* _Stated problem_: Transcribe all of the data exactly. Omit the pictures.

_____

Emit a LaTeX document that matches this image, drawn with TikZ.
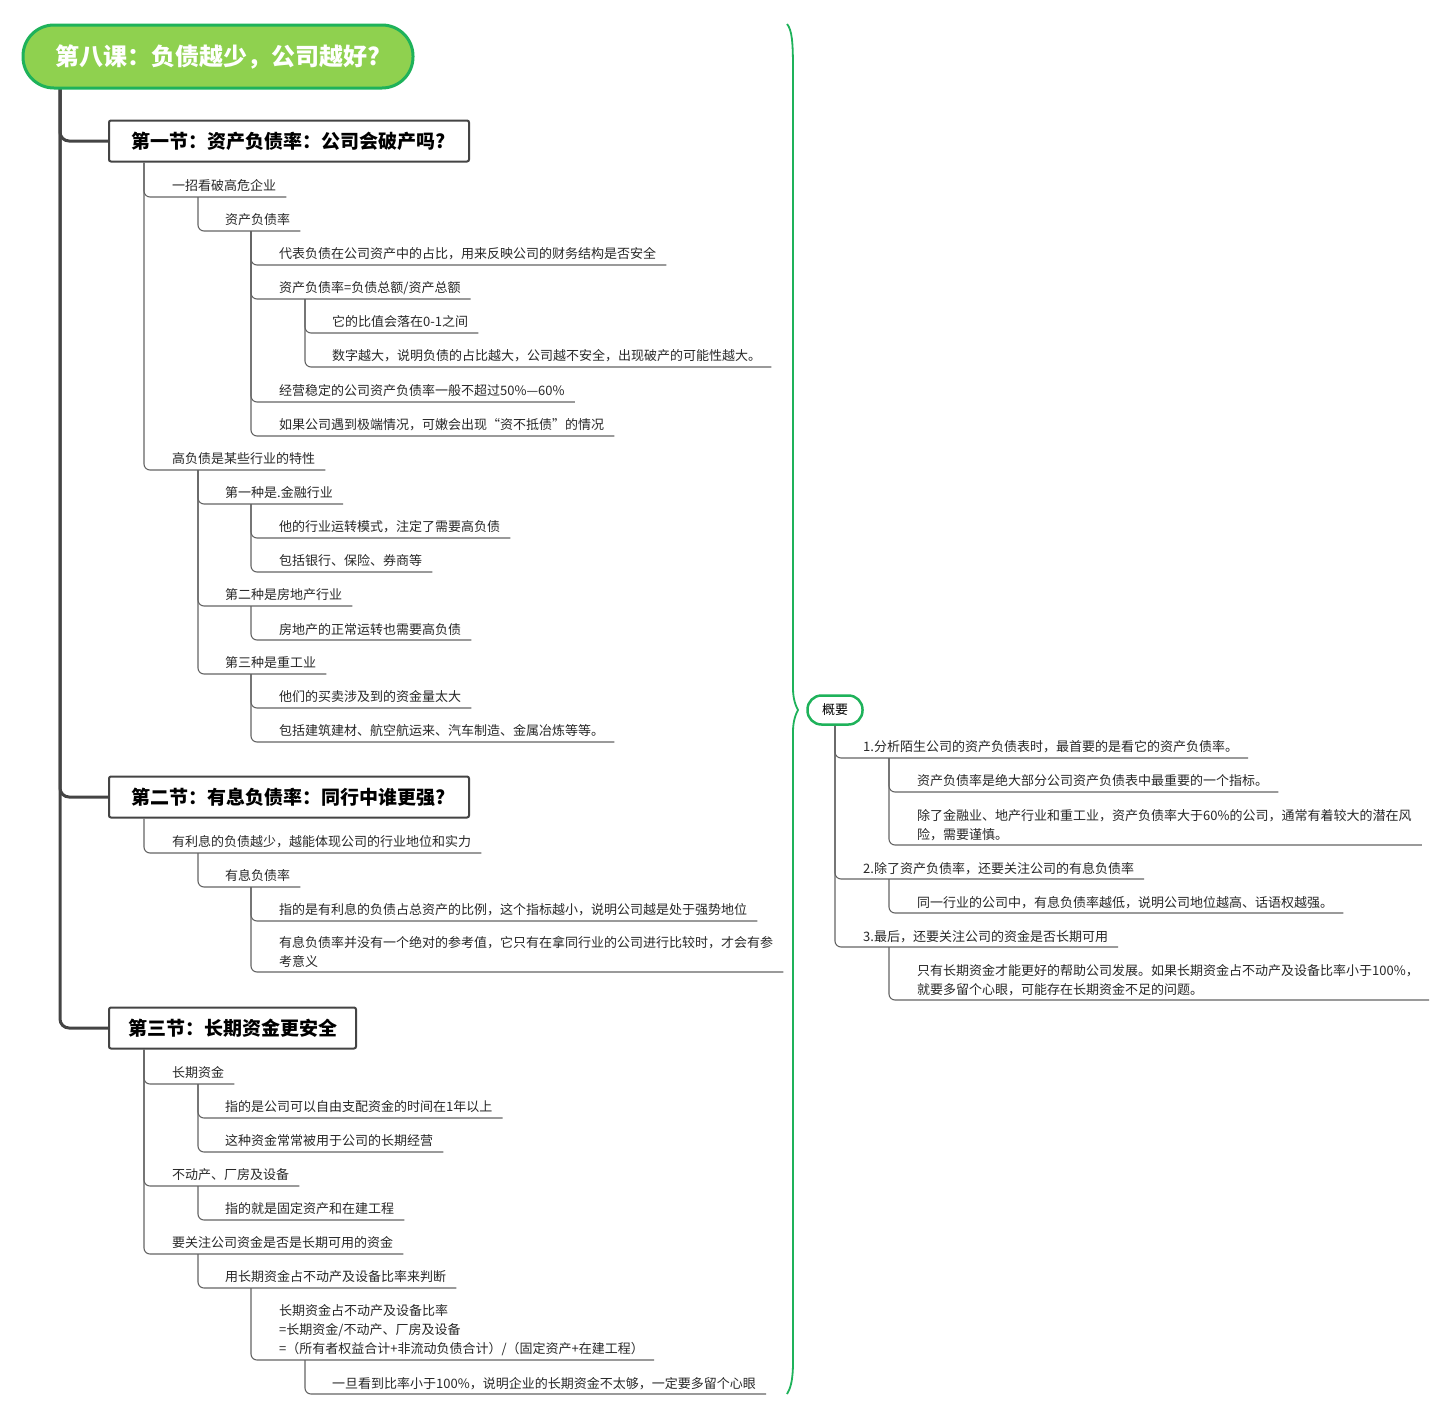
\documentclass[tikz,border=0pt]{standalone}
\usepackage{fontspec}
\setmainfont{Noto Sans CJK SC}
\usetikzlibrary{backgrounds}
\definecolor{textc}{RGB}{40,40,40}
\definecolor{linec}{RGB}{100,100,100}
\definecolor{trunkc}{RGB}{68,68,68}
\definecolor{gfill}{RGB}{143,209,79}
\definecolor{gline}{RGB}{30,178,90}
\begin{document}
\begin{tikzpicture}[x=1pt,y=-1pt,
  t/.style={anchor=west,inner sep=0pt,align=left,text=textc,yshift=-0.8pt,font=\fontsize{13}{19}\selectfont},
  conn/.style={draw=linec,line width=1.1pt,rounded corners=6pt},
  trunk/.style={draw=trunkc,line width=3pt,rounded corners=9pt},
  secbox/.style={draw=trunkc,line width=2pt,fill=white,rounded corners=2pt,minimum height=41pt,inner sep=0pt,text=black,font=\fontsize{19}{22}\selectfont\bfseries},
  titlebox/.style={draw=gline,line width=3pt,fill=gfill,rounded corners=31pt,minimum width=390pt,minimum height=63pt,inner sep=0pt,text=white,font=\fontsize{24}{28}\selectfont\bfseries},
  sumbox/.style={draw=gline,line width=2.5pt,fill=white,rounded corners=14pt,minimum width=55pt,minimum height=29pt,inner sep=0pt,text=black,font=\fontsize{13}{16}\selectfont},
  brace/.style={draw=gline,line width=1.8pt}
]
\newcommand\mmitem[6]{%
  \node[t] (#1) at (#3,#4) {#6};
  \coordinate (#1u) at (#1.east |- 0,#5);
  \coordinate (#1s) at (#3+26,#5);
  \draw[conn] (#2) |- ([xshift=10pt]#1u);
}
\useasboundingbox (0,0) rectangle (1440,1419);

% title and sections
\node[titlebox] (title) at (218,56.5) {第八课：负债越少，公司越好?};
\node[secbox,minimum width=360pt] (sec1) at (289,141) {第一节：资产负债率：公司会破产吗?};
\node[secbox,minimum width=360pt] (sec2) at (289,797) {第二节：有息负债率：同行中谁更强?};
\node[secbox,minimum width=247pt] (sec3) at (232.5,1028) {第三节：长期资金更安全};
\coordinate (troot) at (title.south -| 60,0);
\begin{scope}[on background layer]
  \fill[white] (0,0) rectangle (1440,1419);
  \draw[trunk] ([yshift=2pt]troot) |- (sec1.west);
  \draw[trunk] ([yshift=2pt]troot) |- (sec2.west);
  \draw[trunk] ([yshift=2pt]troot) |- (sec3.west);
\end{scope}

\coordinate (sec1s) at ([xshift=36pt]sec1.south west);
\coordinate (sec2s) at ([xshift=36pt]sec2.south west);
\coordinate (sec3s) at ([xshift=36pt]sec3.south west);

% section 1
\mmitem{a1}{sec1s}{172}{185}{197}{一招看破高危企业}
\mmitem{a11}{a1s}{225}{219}{231}{资产负债率}
\mmitem{a111}{a11s}{279}{253}{265}{代表负债在公司资产中的占比，用来反映公司的财务结构是否安全}
\mmitem{a112}{a11s}{279}{287}{299}{资产负债率=负债总额/资产总额}
\mmitem{a1121}{a112s}{332}{321}{333}{它的比值会落在0-1之间}
\mmitem{a1122}{a112s}{332}{355}{367}{数字越大，说明负债的占比越大，公司越不安全，出现破产的可能性越大。}
\mmitem{a113}{a11s}{279}{390}{402}{经营稳定的公司资产负债率一般不超过50\%—60\%}
\mmitem{a114}{a11s}{279}{424}{436}{如果公司遇到极端情况，可嫩会出现“资不抵债”的情况}
\mmitem{a2}{sec1s}{172}{458}{470}{高负债是某些行业的特性}
\mmitem{a21}{a2s}{225}{492}{504}{第一种是.金融行业}
\mmitem{a211}{a21s}{279}{526}{538}{他的行业运转模式，注定了需要高负债}
\mmitem{a212}{a21s}{279}{560}{572}{包括银行、保险、券商等}
\mmitem{a22}{a2s}{225}{594}{606}{第二种是房地产行业}
\mmitem{a221}{a22s}{279}{629}{640}{房地产的正常运转也需要高负债}
\mmitem{a23}{a2s}{225}{662}{674}{第三种是重工业}
\mmitem{a231}{a23s}{279}{696}{708}{他们的买卖涉及到的资金量太大}
\mmitem{a232}{a23s}{279}{730}{742}{包括建筑建材、航空航运来、汽车制造、金属冶炼等等。}

% section 2
\mmitem{b1}{sec2s}{172}{841}{853}{有利息的负债越少，越能体现公司的行业地位和实力}
\mmitem{b11}{b1s}{225}{875}{887}{有息负债率}
\mmitem{b111}{b11s}{279}{909}{921}{指的是有利息的负债占总资产的比例，这个指标越小，说明公司越是处于强势地位}
\mmitem{b112}{b11s}{279}{951.5}{972}{有息负债率并没有一个绝对的参考值，它只有在拿同行业的公司进行比较时，才会有参\\考意义}

% section 3
\mmitem{c1}{sec3s}{172}{1072}{1084}{长期资金}
\mmitem{c11}{c1s}{225}{1106}{1118}{指的是公司可以自由支配资金的时间在1年以上}
\mmitem{c12}{c1s}{225}{1140}{1152}{这种资金常常被用于公司的长期经营}
\mmitem{c2}{sec3s}{172}{1174}{1186}{不动产、厂房及设备}
\mmitem{c21}{c2s}{225}{1208}{1220}{指的就是固定资产和在建工程}
\mmitem{c3}{sec3s}{172}{1242}{1254}{要关注公司资金是否是长期可用的资金}
\mmitem{c31}{c3s}{225}{1276}{1288}{用长期资金占不动产及设备比率来判断}
\mmitem{c311}{c31s}{279}{1329}{1360}{长期资金占不动产及设备比率\\=长期资金/不动产、厂房及设备\\=（所有者权益合计+非流动负债合计）/（固定资产+在建工程）}
\mmitem{c3111}{c311s}{332}{1383}{1394}{一旦看到比率小于100\%，说明企业的长期资金不太够，一定要多留个心眼}

% brace
\coordinate (btop) at (787,24);
\coordinate (btip) at (798,710);
\coordinate (bbot) at (787,1394);
\draw[brace] (btop) .. controls (792,30) and (793,42) .. (793,70) -- (793,688)
  .. controls (793,700) and (796,706) .. (btip)
  .. controls (796,714) and (793,720) .. (793,732) -- (793,1362)
  .. controls (793,1382) and (790,1389) .. (bbot);

% summary
\node[sumbox] (gy) at (835,710) {概要};
\coordinate (gys) at (gy.south);
\mmitem{d1}{gys}{863}{746}{758}{1.分析陌生公司的资产负债表时，最首要的是看它的资产负债率。}
\mmitem{d11}{d1s}{917}{780}{792}{资产负债率是绝大部分公司资产负债表中最重要的一个指标。}
\mmitem{d12}{d1s}{917}{824.5}{845}{除了金融业、地产行业和重工业，资产负债率大于60\%的公司，通常有着较大的潜在风\\险，需要谨慎。}
\mmitem{d2}{gys}{863}{868}{879}{2.除了资产负债率，还要关注公司的有息负债率}
\mmitem{d21}{d2s}{917}{902}{913}{同一行业的公司中，有息负债率越低，说明公司地位越高、话语权越强。}
\mmitem{d3}{gys}{863}{936}{947}{3.最后，还要关注公司的资金是否长期可用}
\mmitem{d31}{d3s}{917}{979.5}{1000}{只有长期资金才能更好的帮助公司发展。如果长期资金占不动产及设备比率小于100\%，\\就要多留个心眼，可能存在长期资金不足的问题。}
\end{tikzpicture}
\end{document}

_____

* _Written response_:
Emit a LaTeX document that matches this image, drawn with TikZ.
\documentclass[tikz,border=0pt]{standalone}
\usepackage{fontspec}
\setmainfont{Noto Sans CJK SC}
\usetikzlibrary{backgrounds}
\definecolor{textc}{RGB}{40,40,40}
\definecolor{linec}{RGB}{100,100,100}
\definecolor{trunkc}{RGB}{68,68,68}
\definecolor{gfill}{RGB}{143,209,79}
\definecolor{gline}{RGB}{30,178,90}
\begin{document}
\begin{tikzpicture}[x=1pt,y=-1pt,
  t/.style={anchor=west,inner sep=0pt,align=left,text=textc,yshift=-0.8pt,font=\fontsize{13}{19}\selectfont},
  conn/.style={draw=linec,line width=1.1pt,rounded corners=6pt},
  trunk/.style={draw=trunkc,line width=3pt,rounded corners=9pt},
  secbox/.style={draw=trunkc,line width=2pt,fill=white,rounded corners=2pt,minimum height=41pt,inner sep=0pt,text=black,font=\fontsize{19}{22}\selectfont\bfseries},
  titlebox/.style={draw=gline,line width=3pt,fill=gfill,rounded corners=31pt,minimum width=390pt,minimum height=63pt,inner sep=0pt,text=white,font=\fontsize{24}{28}\selectfont\bfseries},
  sumbox/.style={draw=gline,line width=2.5pt,fill=white,rounded corners=14pt,minimum width=55pt,minimum height=29pt,inner sep=0pt,text=black,font=\fontsize{13}{16}\selectfont},
  brace/.style={draw=gline,line width=1.8pt}
]
\newcommand\mmitem[6]{%
  \node[t] (#1) at (#3,#4) {#6};
  \coordinate (#1u) at (#1.east |- 0,#5);
  \coordinate (#1s) at (#3+26,#5);
  \draw[conn] (#2) |- ([xshift=10pt]#1u);
}
\useasboundingbox (0,0) rectangle (1440,1419);

% title and sections
\node[titlebox] (title) at (218,56.5) {第八课：负债越少，公司越好?};
\node[secbox,minimum width=360pt] (sec1) at (289,141) {第一节：资产负债率：公司会破产吗?};
\node[secbox,minimum width=360pt] (sec2) at (289,797) {第二节：有息负债率：同行中谁更强?};
\node[secbox,minimum width=247pt] (sec3) at (232.5,1028) {第三节：长期资金更安全};
\coordinate (troot) at (title.south -| 60,0);
\begin{scope}[on background layer]
  \fill[white] (0,0) rectangle (1440,1419);
  \draw[trunk] ([yshift=2pt]troot) |- (sec1.west);
  \draw[trunk] ([yshift=2pt]troot) |- (sec2.west);
  \draw[trunk] ([yshift=2pt]troot) |- (sec3.west);
\end{scope}

\coordinate (sec1s) at ([xshift=36pt]sec1.south west);
\coordinate (sec2s) at ([xshift=36pt]sec2.south west);
\coordinate (sec3s) at ([xshift=36pt]sec3.south west);

% section 1
\mmitem{a1}{sec1s}{172}{185}{197}{一招看破高危企业}
\mmitem{a11}{a1s}{225}{219}{231}{资产负债率}
\mmitem{a111}{a11s}{279}{253}{265}{代表负债在公司资产中的占比，用来反映公司的财务结构是否安全}
\mmitem{a112}{a11s}{279}{287}{299}{资产负债率=负债总额/资产总额}
\mmitem{a1121}{a112s}{332}{321}{333}{它的比值会落在0-1之间}
\mmitem{a1122}{a112s}{332}{355}{367}{数字越大，说明负债的占比越大，公司越不安全，出现破产的可能性越大。}
\mmitem{a113}{a11s}{279}{390}{402}{经营稳定的公司资产负债率一般不超过50\%—60\%}
\mmitem{a114}{a11s}{279}{424}{436}{如果公司遇到极端情况，可嫩会出现“资不抵债”的情况}
\mmitem{a2}{sec1s}{172}{458}{470}{高负债是某些行业的特性}
\mmitem{a21}{a2s}{225}{492}{504}{第一种是.金融行业}
\mmitem{a211}{a21s}{279}{526}{538}{他的行业运转模式，注定了需要高负债}
\mmitem{a212}{a21s}{279}{560}{572}{包括银行、保险、券商等}
\mmitem{a22}{a2s}{225}{594}{606}{第二种是房地产行业}
\mmitem{a221}{a22s}{279}{629}{640}{房地产的正常运转也需要高负债}
\mmitem{a23}{a2s}{225}{662}{674}{第三种是重工业}
\mmitem{a231}{a23s}{279}{696}{708}{他们的买卖涉及到的资金量太大}
\mmitem{a232}{a23s}{279}{730}{742}{包括建筑建材、航空航运来、汽车制造、金属冶炼等等。}

% section 2
\mmitem{b1}{sec2s}{172}{841}{853}{有利息的负债越少，越能体现公司的行业地位和实力}
\mmitem{b11}{b1s}{225}{875}{887}{有息负债率}
\mmitem{b111}{b11s}{279}{909}{921}{指的是有利息的负债占总资产的比例，这个指标越小，说明公司越是处于强势地位}
\mmitem{b112}{b11s}{279}{951.5}{972}{有息负债率并没有一个绝对的参考值，它只有在拿同行业的公司进行比较时，才会有参\\考意义}

% section 3
\mmitem{c1}{sec3s}{172}{1072}{1084}{长期资金}
\mmitem{c11}{c1s}{225}{1106}{1118}{指的是公司可以自由支配资金的时间在1年以上}
\mmitem{c12}{c1s}{225}{1140}{1152}{这种资金常常被用于公司的长期经营}
\mmitem{c2}{sec3s}{172}{1174}{1186}{不动产、厂房及设备}
\mmitem{c21}{c2s}{225}{1208}{1220}{指的就是固定资产和在建工程}
\mmitem{c3}{sec3s}{172}{1242}{1254}{要关注公司资金是否是长期可用的资金}
\mmitem{c31}{c3s}{225}{1276}{1288}{用长期资金占不动产及设备比率来判断}
\mmitem{c311}{c31s}{279}{1329}{1360}{长期资金占不动产及设备比率\\=长期资金/不动产、厂房及设备\\=（所有者权益合计+非流动负债合计）/（固定资产+在建工程）}
\mmitem{c3111}{c311s}{332}{1383}{1394}{一旦看到比率小于100\%，说明企业的长期资金不太够，一定要多留个心眼}

% brace
\coordinate (btop) at (787,24);
\coordinate (btip) at (798,710);
\coordinate (bbot) at (787,1394);
\draw[brace] (btop) .. controls (792,30) and (793,42) .. (793,70) -- (793,688)
  .. controls (793,700) and (796,706) .. (btip)
  .. controls (796,714) and (793,720) .. (793,732) -- (793,1362)
  .. controls (793,1382) and (790,1389) .. (bbot);

% summary
\node[sumbox] (gy) at (835,710) {概要};
\coordinate (gys) at (gy.south);
\mmitem{d1}{gys}{863}{746}{758}{1.分析陌生公司的资产负债表时，最首要的是看它的资产负债率。}
\mmitem{d11}{d1s}{917}{780}{792}{资产负债率是绝大部分公司资产负债表中最重要的一个指标。}
\mmitem{d12}{d1s}{917}{824.5}{845}{除了金融业、地产行业和重工业，资产负债率大于60\%的公司，通常有着较大的潜在风\\险，需要谨慎。}
\mmitem{d2}{gys}{863}{868}{879}{2.除了资产负债率，还要关注公司的有息负债率}
\mmitem{d21}{d2s}{917}{902}{913}{同一行业的公司中，有息负债率越低，说明公司地位越高、话语权越强。}
\mmitem{d3}{gys}{863}{936}{947}{3.最后，还要关注公司的资金是否长期可用}
\mmitem{d31}{d3s}{917}{979.5}{1000}{只有长期资金才能更好的帮助公司发展。如果长期资金占不动产及设备比率小于100\%，\\就要多留个心眼，可能存在长期资金不足的问题。}
\end{tikzpicture}
\end{document}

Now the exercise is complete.